I have a dataset with 29 columns and 2500 rows resulting from a test. Three columns need to be represented on a plot, the first two are simple X, Y coordinate pairs representing actual X, Y positions on an image used in the test, the third is a response from the participants giving a simple yes or no answer (recorded as 1 and -1 respectively).
Each X, Y coordinate was used name times in the test, and I'm trying to get an overall bias for each point. The values can be found by a simple sum of the Y, N answers. My problem is that I can't plot the "sum" of the answers, only the density of the yes and no separately. I need to show the bias towards yes and no overall for each point, so having two plots or simply plotting the two sets of results on the same plot is on little value.

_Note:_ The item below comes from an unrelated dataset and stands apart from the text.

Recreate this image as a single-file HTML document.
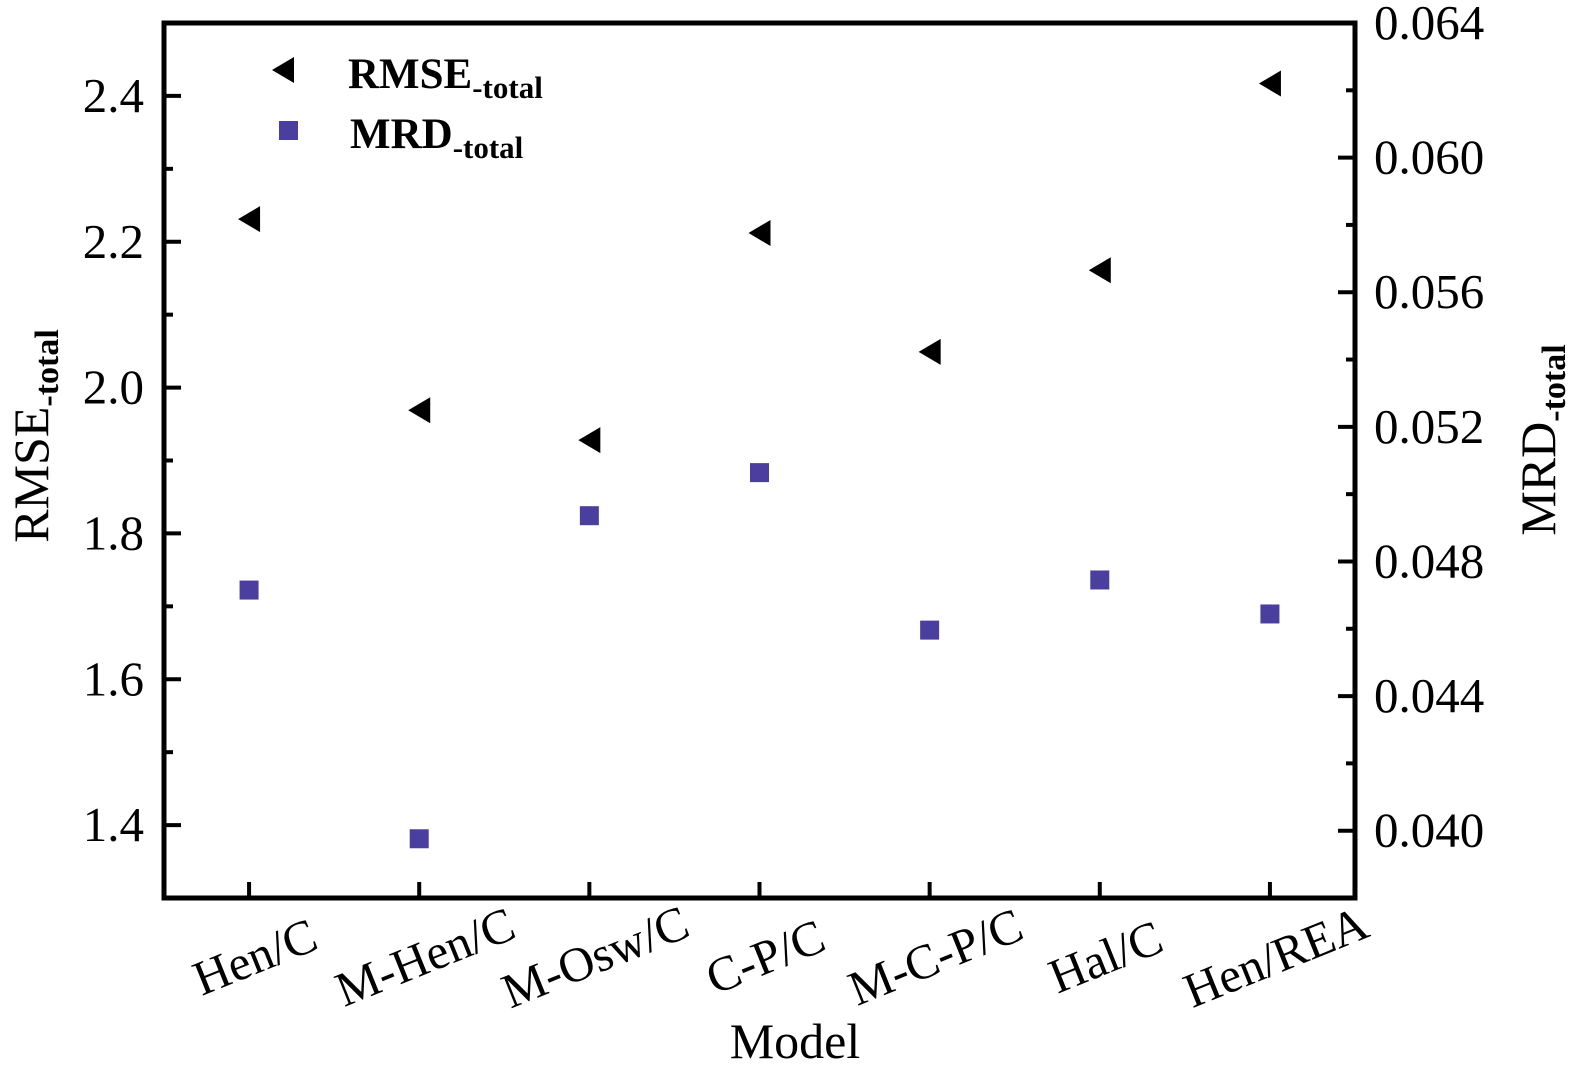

This is a suitable reproducible bit of code that has the same characteristics... Much of my data seems in favour of the Y answer, but I want to 'see' whether this is related to the X, Y coordinate position (distance away from a separate fixed point).
the code below does a reasonable job of simulating the three main columns of interest...
my.data <- data.frame(x = (rep((1:5), 5)),
y = (rep((1:5), 5)),
z = sample(c(rep(-1, 10), rep(1, 40))))
ggplot(data = my.data, aes(x = x, y = y, z = z)) +
xlim(-1, 6) + ylim(-01, 6) +
stat_density_2d(aes(alpha = "density", fill = "density"),
geom = "polygon", size = 0.2, contour = T,
n = 300, h = 1.5, bins = 20, colour = "purple") +
geom_point(data = my.data, aes(x, y), colour = "blue", size = 1)
Any help would be really appreciated - I've been stuck on this for 3 weeks now.